WRITTEN TASK: The records that follow are to be repeated exactly, with the pictures removed.

DATA FOR PROCESSING:

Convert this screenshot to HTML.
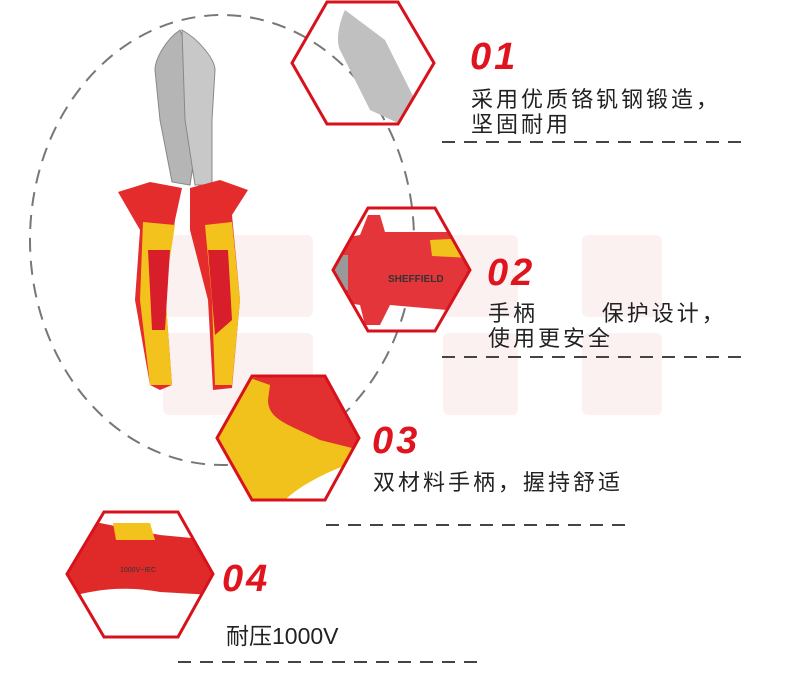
<!DOCTYPE html>
<html><head><meta charset="utf-8"><style>
body{margin:0;background:#fff;width:798px;height:673px;overflow:hidden;position:relative;font-family:"Liberation Sans","Noto Sans CJK SC",sans-serif}
.n{position:absolute;color:#e0141e;font-weight:bold;font-style:italic;font-size:38px;font-family:"Liberation Sans",sans-serif;letter-spacing:3px}
.t{position:absolute;color:#222;font-size:22px;line-height:25px;letter-spacing:3px}
</style></head><body>
<svg width="798" height="673" style="position:absolute;left:0;top:0">
<defs>
<clipPath id="h1"><polygon points="327,2 398,2 434,63 398,124 327,124 292,63"/></clipPath>
<clipPath id="h2"><polygon points="368,208 435,208 470,270 435,331 368,331 333,270"/></clipPath>
<clipPath id="h3"><polygon points="252,376 325,376 359,438 325,500 252,500 217,438"/></clipPath>
<clipPath id="h4"><polygon points="104,512 178,512 213,574 178,637 104,637 67,574"/></clipPath>
</defs>
<g fill="#fbf1f1">
<rect x="163" y="235" width="150" height="82" rx="6"/><rect x="163" y="333" width="150" height="82" rx="6"/>
<rect x="443" y="235" width="75" height="82" rx="6"/><rect x="443" y="333" width="75" height="82" rx="6"/>
<rect x="582" y="235" width="80" height="82" rx="6"/><rect x="582" y="333" width="80" height="82" rx="6"/>
</g>
<ellipse cx="222" cy="240" rx="192" ry="225" fill="none" stroke="#777" stroke-width="2" stroke-dasharray="14 9"/>
<!-- pliers -->
<path d="M180 30 C165 40 155 60 155 70 L160 120 L172 182 L190 185 L200 120 L196 70 Z" fill="#b5b5b5" stroke="#888"/>
<path d="M182 30 C200 40 215 60 215 70 L212 120 L212 185 L195 185 L185 120 Z" fill="#c8c8c8" stroke="#888"/>
<path d="M118 192 L150 182 L182 188 L175 220 L165 290 L172 385 L160 390 L150 385 L135 300 L140 230 Z" fill="#e52c2c"/>
<path d="M143 222 L175 225 L165 290 L172 385 L150 385 L140 300 Z" fill="#f4c21c"/>
<path d="M148 250 L170 250 L165 330 L152 330 Z" fill="#d81e2a"/>
<path d="M190 188 L220 180 L248 190 L232 215 L240 300 L232 388 L213 390 L208 300 L190 230 Z" fill="#e52c2c"/>
<path d="M205 225 L232 222 L240 300 L232 385 L215 385 L212 300 Z" fill="#f4c21c"/>
<path d="M208 250 L228 250 L232 320 L215 335 Z" fill="#d81e2a"/>
<!-- hex contents -->
<g clip-path="url(#h1)"><path d="M345 10 C340 20 335 40 340 50 L370 110 L400 124 L420 110 L385 40 Z" fill="#c0c0c0"/></g>
<g clip-path="url(#h2)">
<path d="M330 240 L360 235 L368 215 L380 215 L385 232 L470 232 L470 312 L390 305 L380 325 L365 325 L360 305 L330 300 Z" fill="#e4353a"/>
<path d="M430 240 L470 238 L470 258 L432 256 Z" fill="#f2c21c"/>
<path d="M330 255 L348 255 L348 290 L330 290 Z" fill="#999"/>
</g>
<g clip-path="url(#h3)">
<rect x="210" y="370" width="160" height="140" fill="#f2c21c"/>
<path d="M250 378 L270 385 L268 400 C268 420 290 425 320 440 L360 450 L360 370 Z" fill="#e23030"/>
<path d="M285 500 C300 485 330 470 360 460 L360 510 Z" fill="#fff"/>
</g>
<g clip-path="url(#h4)">
<path d="M60 520 L100 523 L160 535 L213 540 L213 595 L160 592 C120 585 90 590 60 600 Z" fill="#e02a2a"/>
<path d="M113 523 L150 523 L155 540 L116 540 Z" fill="#f4c21c"/>
</g>
<g stroke="#d8121c" stroke-width="3" fill="none">
<polygon points="327,2 398,2 434,63 398,124 327,124 292,63"/>
<polygon points="368,208 435,208 470,270 435,331 368,331 333,270"/>
<polygon points="252,376 325,376 359,438 325,500 252,500 217,438"/>
<polygon points="104,512 178,512 213,574 178,637 104,637 67,574"/>
</g>
<text x="388" y="282" font-size="10" fill="#333" font-family="Liberation Sans" font-weight="bold">SHEFFIELD</text>
<text x="120" y="572" font-size="7" fill="#333" font-family="Liberation Sans">1000V~IEC</text>
<g stroke="#444" stroke-width="2" stroke-dasharray="13 9">
<line x1="442" y1="142" x2="750" y2="142"/>
<line x1="442" y1="357" x2="750" y2="357"/>
<line x1="326" y1="525" x2="632" y2="525"/>
<line x1="178" y1="662" x2="482" y2="662"/>
</g>
</svg>
<div class="n" style="left:470px;top:36px">01</div>
<div class="t" style="left:471px;top:87px">采用优质铬钒钢锻造，<br>坚固耐用</div>
<div class="n" style="left:487px;top:252px">02</div>
<div class="t" style="left:488px;top:301px">手柄&nbsp;&nbsp;&nbsp;&nbsp;&nbsp;&nbsp;&nbsp;保护设计，<br>使用更安全</div>
<div class="n" style="left:372px;top:420px">03</div>
<div class="t" style="left:373px;top:470px">双材料手柄，握持舒适</div>
<div class="n" style="left:222px;top:558px">04</div>
<div class="t" style="left:226px;top:624px;letter-spacing:0;font-size:23px">耐压1000V</div>
</body></html>
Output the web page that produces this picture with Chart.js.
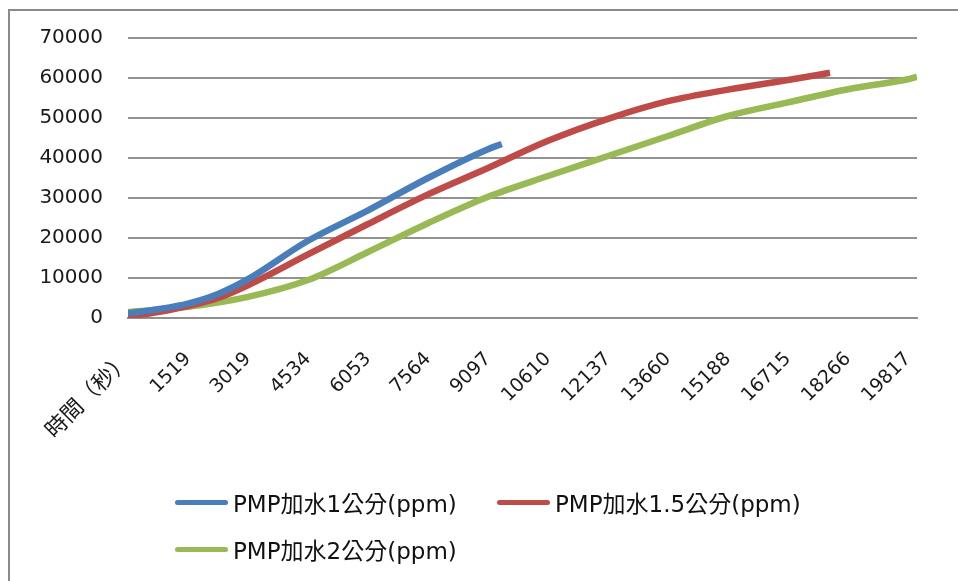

EXPECTED ANSWER:
Convert this screenshot to HTML.
<!DOCTYPE html>
<html><head><meta charset="utf-8"><style>
body{margin:0;background:#fff;width:798px;height:673px;overflow:hidden;position:relative;font-family:"Liberation Sans","Noto Sans CJK SC",sans-serif}
.n{position:absolute;color:#e0141e;font-weight:bold;font-style:italic;font-size:38px;font-family:"Liberation Sans",sans-serif;letter-spacing:3px}
.t{position:absolute;color:#222;font-size:22px;line-height:25px;letter-spacing:3px}
</style></head><body>
<svg width="798" height="673" style="position:absolute;left:0;top:0">
<defs>
<clipPath id="h1"><polygon points="327,2 398,2 434,63 398,124 327,124 292,63"/></clipPath>
<clipPath id="h2"><polygon points="368,208 435,208 470,270 435,331 368,331 333,270"/></clipPath>
<clipPath id="h3"><polygon points="252,376 325,376 359,438 325,500 252,500 217,438"/></clipPath>
<clipPath id="h4"><polygon points="104,512 178,512 213,574 178,637 104,637 67,574"/></clipPath>
</defs>
<g fill="#fbf1f1">
<rect x="163" y="235" width="150" height="82" rx="6"/><rect x="163" y="333" width="150" height="82" rx="6"/>
<rect x="443" y="235" width="75" height="82" rx="6"/><rect x="443" y="333" width="75" height="82" rx="6"/>
<rect x="582" y="235" width="80" height="82" rx="6"/><rect x="582" y="333" width="80" height="82" rx="6"/>
</g>
<ellipse cx="222" cy="240" rx="192" ry="225" fill="none" stroke="#777" stroke-width="2" stroke-dasharray="14 9"/>
<!-- pliers -->
<path d="M180 30 C165 40 155 60 155 70 L160 120 L172 182 L190 185 L200 120 L196 70 Z" fill="#b5b5b5" stroke="#888"/>
<path d="M182 30 C200 40 215 60 215 70 L212 120 L212 185 L195 185 L185 120 Z" fill="#c8c8c8" stroke="#888"/>
<path d="M118 192 L150 182 L182 188 L175 220 L165 290 L172 385 L160 390 L150 385 L135 300 L140 230 Z" fill="#e52c2c"/>
<path d="M143 222 L175 225 L165 290 L172 385 L150 385 L140 300 Z" fill="#f4c21c"/>
<path d="M148 250 L170 250 L165 330 L152 330 Z" fill="#d81e2a"/>
<path d="M190 188 L220 180 L248 190 L232 215 L240 300 L232 388 L213 390 L208 300 L190 230 Z" fill="#e52c2c"/>
<path d="M205 225 L232 222 L240 300 L232 385 L215 385 L212 300 Z" fill="#f4c21c"/>
<path d="M208 250 L228 250 L232 320 L215 335 Z" fill="#d81e2a"/>
<!-- hex contents -->
<g clip-path="url(#h1)"><path d="M345 10 C340 20 335 40 340 50 L370 110 L400 124 L420 110 L385 40 Z" fill="#c0c0c0"/></g>
<g clip-path="url(#h2)">
<path d="M330 240 L360 235 L368 215 L380 215 L385 232 L470 232 L470 312 L390 305 L380 325 L365 325 L360 305 L330 300 Z" fill="#e4353a"/>
<path d="M430 240 L470 238 L470 258 L432 256 Z" fill="#f2c21c"/>
<path d="M330 255 L348 255 L348 290 L330 290 Z" fill="#999"/>
</g>
<g clip-path="url(#h3)">
<rect x="210" y="370" width="160" height="140" fill="#f2c21c"/>
<path d="M250 378 L270 385 L268 400 C268 420 290 425 320 440 L360 450 L360 370 Z" fill="#e23030"/>
<path d="M285 500 C300 485 330 470 360 460 L360 510 Z" fill="#fff"/>
</g>
<g clip-path="url(#h4)">
<path d="M60 520 L100 523 L160 535 L213 540 L213 595 L160 592 C120 585 90 590 60 600 Z" fill="#e02a2a"/>
<path d="M113 523 L150 523 L155 540 L116 540 Z" fill="#f4c21c"/>
</g>
<g stroke="#d8121c" stroke-width="3" fill="none">
<polygon points="327,2 398,2 434,63 398,124 327,124 292,63"/>
<polygon points="368,208 435,208 470,270 435,331 368,331 333,270"/>
<polygon points="252,376 325,376 359,438 325,500 252,500 217,438"/>
<polygon points="104,512 178,512 213,574 178,637 104,637 67,574"/>
</g>
<text x="388" y="282" font-size="10" fill="#333" font-family="Liberation Sans" font-weight="bold">SHEFFIELD</text>
<text x="120" y="572" font-size="7" fill="#333" font-family="Liberation Sans">1000V~IEC</text>
<g stroke="#444" stroke-width="2" stroke-dasharray="13 9">
<line x1="442" y1="142" x2="750" y2="142"/>
<line x1="442" y1="357" x2="750" y2="357"/>
<line x1="326" y1="525" x2="632" y2="525"/>
<line x1="178" y1="662" x2="482" y2="662"/>
</g>
</svg>
<div class="n" style="left:470px;top:36px">01</div>
<div class="t" style="left:471px;top:87px">采用优质铬钒钢锻造，<br>坚固耐用</div>
<div class="n" style="left:487px;top:252px">02</div>
<div class="t" style="left:488px;top:301px">手柄&nbsp;&nbsp;&nbsp;&nbsp;&nbsp;&nbsp;&nbsp;保护设计，<br>使用更安全</div>
<div class="n" style="left:372px;top:420px">03</div>
<div class="t" style="left:373px;top:470px">双材料手柄，握持舒适</div>
<div class="n" style="left:222px;top:558px">04</div>
<div class="t" style="left:226px;top:624px;letter-spacing:0;font-size:23px">耐压1000V</div>
</body></html>
Output the web page that produces this picture with Chart.js.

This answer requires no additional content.